> _TASK OBJECTIVE_
Spot every line with the word "chart" and return it.

> _STORED DATA_
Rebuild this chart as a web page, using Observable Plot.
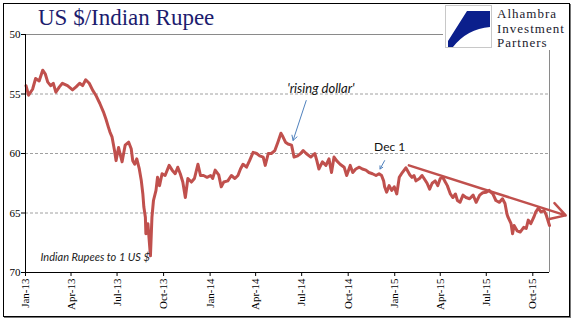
<!DOCTYPE html>
<html>
<head>
<meta charset="utf-8">
<script src="https://cdn.jsdelivr.net/npm/d3@7"></script>
<script src="https://cdn.jsdelivr.net/npm/@observablehq/plot@0.6"></script>
<style>
  html, body { margin: 0; padding: 0; background: #fff; overflow: hidden; }
  #wrap { position: relative; width: 577px; height: 321px; }
  #chart { position: absolute; left: 0; top: 0; }
  #frame { position: absolute; left: 3px; top: 3px; width: 565px; height: 312px; border: 1px solid #000; box-shadow: 1px 1px 0 #777; pointer-events: none; }
  #title { position: absolute; left: 38px; top: 5px; font-family: "Liberation Serif", "Times New Roman", serif; font-size: 23px; color: #1c1c6e; white-space: nowrap; }
  #logo { position: absolute; left: 443px; top: 4px; width: 126px; height: 46px; background: #fff; }
  #logo svg { position: absolute; left: 2px; top: 1px; }
  #logotext { position: absolute; left: 54px; top: 3.4px; font-family: "Liberation Serif", "Times New Roman", serif; font-size: 13px; letter-spacing: 1px; line-height: 14.5px; color: #1a1a2e; white-space: nowrap; }
</style>
</head>
<body>
<div id="wrap">
  <div id="chart"></div>
  <div id="title">US $/Indian Rupee</div>
  <div id="logo">
    <svg width="48" height="44" viewBox="0 0 48 44">
      <rect x="0.5" y="0.5" width="46" height="42" fill="#fff" stroke="#c8c8c8"/>
      <path d="M22,6 L45,6 L45,22 Q22,24 8,42 L3,42 L3,36 Z" fill="#0b1f8c"/>
    </svg>
    <div id="logotext">Alhambra<br>Investment<br>Partners</div>
  </div>
  <div id="frame"></div>
</div>
<script>
const dates = ["2013-01-02","2013-01-07","2013-01-15","2013-01-21","2013-01-28","2013-02-04","2013-02-09","2013-02-14","2013-02-20","2013-02-25","2013-03-02","2013-03-09","2013-03-15","2013-03-25","2013-04-04","2013-04-11","2013-04-18","2013-04-24","2013-04-30","2013-05-07","2013-05-14","2013-05-20","2013-05-28","2013-06-04","2013-06-09","2013-06-14","2013-06-17","2013-06-21","2013-06-26","2013-06-29","2013-07-04","2013-07-11","2013-07-17","2013-07-24","2013-07-29","2013-08-01","2013-08-05","2013-08-09","2013-08-14","2013-08-18","2013-08-21","2013-08-23","2013-08-26","2013-08-27","2013-08-31","2013-09-05","2013-09-08","2013-09-11","2013-09-16","2013-09-19","2013-09-23","2013-09-28","2013-10-04","2013-10-12","2013-10-18","2013-10-24","2013-10-29","2013-11-03","2013-11-08","2013-11-13","2013-11-18","2013-11-25","2013-12-01","2013-12-08","2013-12-13","2013-12-19","2013-12-26","2014-01-02","2014-01-06","2014-01-11","2014-01-18","2014-01-23","2014-01-28","2014-02-05","2014-02-12","2014-02-19","2014-02-25","2014-03-02","2014-03-07","2014-03-14","2014-03-20","2014-03-27","2014-04-03","2014-04-09","2014-04-16","2014-04-20","2014-04-26","2014-05-02","2014-05-09","2014-05-15","2014-05-21","2014-05-25","2014-05-30","2014-06-04","2014-06-11","2014-06-16","2014-06-23","2014-06-29","2014-07-04","2014-07-10","2014-07-19","2014-07-27","2014-07-31","2014-08-04","2014-08-11","2014-08-18","2014-08-24","2014-08-29","2014-09-03","2014-09-08","2014-09-15","2014-09-23","2014-09-28","2014-10-05","2014-10-10","2014-10-16","2014-10-23","2014-10-29","2014-11-05","2014-11-11","2014-11-18","2014-11-25","2014-12-01","2014-12-06","2014-12-10","2014-12-12","2014-12-16","2014-12-21","2014-12-26","2014-12-31","2015-01-05","2015-01-10","2015-01-16","2015-01-23","2015-01-31","2015-02-04","2015-02-08","2015-02-12","2015-02-19","2015-02-24","2015-02-28","2015-03-06","2015-03-11","2015-03-16","2015-03-22","2015-03-27","2015-04-01","2015-04-06","2015-04-11","2015-04-15","2015-04-21","2015-04-26","2015-05-01","2015-05-05","2015-05-10","2015-05-16","2015-05-22","2015-05-29","2015-06-05","2015-06-11","2015-06-18","2015-06-24","2015-07-01","2015-07-07","2015-07-10","2015-07-14","2015-07-20","2015-07-27","2015-08-02","2015-08-07","2015-08-11","2015-08-13","2015-08-19","2015-08-22","2015-08-25","2015-08-31","2015-09-06","2015-09-13","2015-09-18","2015-09-22","2015-09-27","2015-10-03","2015-10-07","2015-10-12","2015-10-17","2015-10-23","2015-10-27","2015-10-30","2015-11-03"];
const values = [54.3,55.1,54.6,53.7,53.9,53.0,53.3,54.0,54.3,54.1,54.85,54.4,54.1,54.3,54.65,54.4,54.1,54.3,53.8,54.1,54.7,55.1,55.8,56.5,57.1,57.8,58.2,58.6,59.75,60.6,59.5,60.7,59.3,59.05,59.6,60.6,60.9,60.45,61.3,62.3,63.4,64.5,65.35,66.75,65.9,68.6,65.35,63.95,63.1,62.0,62.7,61.7,61.85,61.0,61.4,61.7,61.15,61.7,62.4,63.7,62.1,62.4,62.1,60.9,61.85,61.85,62.0,61.85,62.1,61.4,61.8,62.8,62.4,62.3,61.85,62.1,61.85,61.3,60.9,61.15,60.6,59.9,60.0,60.2,60.3,61.0,60.0,60.0,59.75,59.05,58.3,58.6,59.05,59.2,59.3,60.3,60.2,60.0,59.75,60.0,60.3,60.0,60.6,61.3,60.7,61.0,60.45,61.6,60.3,60.6,60.9,61.15,61.85,61.0,61.6,61.3,61.15,61.3,61.4,61.6,61.7,61.85,61.7,61.85,62.3,62.8,63.25,62.7,63.1,62.8,63.4,62.0,61.6,61.2,61.8,62.0,61.85,62.3,62.1,61.85,62.1,62.5,63.0,62.5,62.3,62.7,62.1,62.0,62.4,62.7,63.4,63.7,63.4,63.95,64.1,63.5,63.7,63.8,63.5,64.1,63.5,63.3,63.25,63.1,63.25,63.4,63.95,64.1,63.8,64.2,65.1,65.35,65.9,66.75,66.05,66.5,66.6,66.2,66.3,65.6,65.9,65.35,64.9,64.6,64.9,64.8,65.1,65.5,66.05];

const xDomain = ["2013-01-01", "2015-11-03"];
const yTicks = [50, 55, 60, 65, 70];
const gridValues = [55, 60, 65];
const xTicks = ["2013-01-01","2013-04-01","2013-07-01","2013-10-01","2014-01-01","2014-04-01","2014-07-01","2014-10-01","2015-01-01","2015-04-01","2015-07-01","2015-10-01"];

// trend arrow (start, end)
const trendDates = ["2015-01-29", "2015-12-05"];
const trendValues = [61.0, 65.2];

// annotation arrows: tail -> tip
const noteArrowTailDates = ["2014-07-10", "2014-12-12"];
const noteArrowTailValues = [55.55, 60.6];
const noteArrowTipDates = ["2014-06-14", "2014-12-03"];
const noteArrowTipValues = [58.9, 61.3];

const noteTexts = ["'rising dollar'", "Dec 1"];
const noteDates = ["2014-08-08", "2014-12-22"];
const noteValues = [54.55, 59.5];
const unitNote = "Indian Rupees to 1 US $";

const D = s => new Date(s + "T00:00:00Z");
const series = dates.map((d, i) => ({date: D(d), value: values[i]}));
const trend = [{x1: D(trendDates[0]), y1: trendValues[0], x2: D(trendDates[1]), y2: trendValues[1]}];
const noteArrows = noteArrowTailDates.map((d, i) => ({x1: D(d), y1: noteArrowTailValues[i], x2: D(noteArrowTipDates[i]), y2: noteArrowTipValues[i]}));
const notes = noteTexts.map((t, i) => ({text: t, date: D(noteDates[i]), value: noteValues[i]}));

const red = "#c0504d";
const sans = "Lato, 'Open Sans', sans-serif";

const chart = Plot.plot({
  width: 577,
  height: 321,
  marginLeft: 25,
  marginRight: 28,
  marginTop: 34,
  marginBottom: 49,
  style: {fontFamily: "'Liberation Serif', 'Times New Roman', serif", fontSize: "11px", color: "#000", background: "transparent"},
  x: {type: "utc", domain: xDomain.map(D)},
  y: {domain: [50, 70], reverse: true},
  marks: [
    Plot.ruleY(gridValues, {stroke: "#a0a0a0", strokeDasharray: "3,2"}),
    Plot.ruleY([yTicks[0]], {stroke: "#8a8a8a"}),
    Plot.ruleX([D(xDomain[1])], {stroke: "#8a8a8a"}),
    Plot.axisY({ticks: yTicks, tickSize: 4, tickPadding: 1, label: null, tickFormat: d => String(d)}),
    Plot.axisX({ticks: xTicks.map(D), tickFormat: d3.utcFormat("%b-%y"), tickRotate: -90, tickSize: 4, tickPadding: 2, label: null}),
    Plot.line(series, {x: "date", y: "value", stroke: red, strokeWidth: 3}),
    Plot.ruleX([D(xDomain[0])], {stroke: "#000"}),
    Plot.ruleY([yTicks[yTicks.length - 1]], {stroke: "#000"}),
    Plot.arrow(trend, {x1: "x1", y1: "y1", x2: "x2", y2: "y2", stroke: red, strokeWidth: 2.5, headLength: 10}),
    Plot.arrow(noteArrows, {x1: "x1", y1: "y1", x2: "x2", y2: "y2", stroke: "#4f81bd", strokeWidth: 1, headLength: 8}),
    Plot.text(notes.slice(0, 1), {x: "date", y: "value", text: "text", fontFamily: sans, fontStyle: "italic", fontSize: 13, fill: "#111"}),
    Plot.text(notes.slice(1), {x: "date", y: "value", text: "text", fontFamily: sans, fontSize: 12, fill: "#111"}),
    Plot.text([unitNote], {frameAnchor: "bottom-left", dx: 15, dy: -12, textAnchor: "start", fontFamily: sans, fontStyle: "italic", fontSize: 11, fill: "#222"})
  ]
});
document.getElementById("chart").appendChild(chart);
</script>
</body>
</html>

> _REPLY TO THE EXERCISE_
Rebuild this chart as a web page, using Observable Plot.
  #chart { position: absolute; left: 0; top: 0; }
  <div id="chart"></div>
const chart = Plot.plot({
document.getElementById("chart").appendChild(chart);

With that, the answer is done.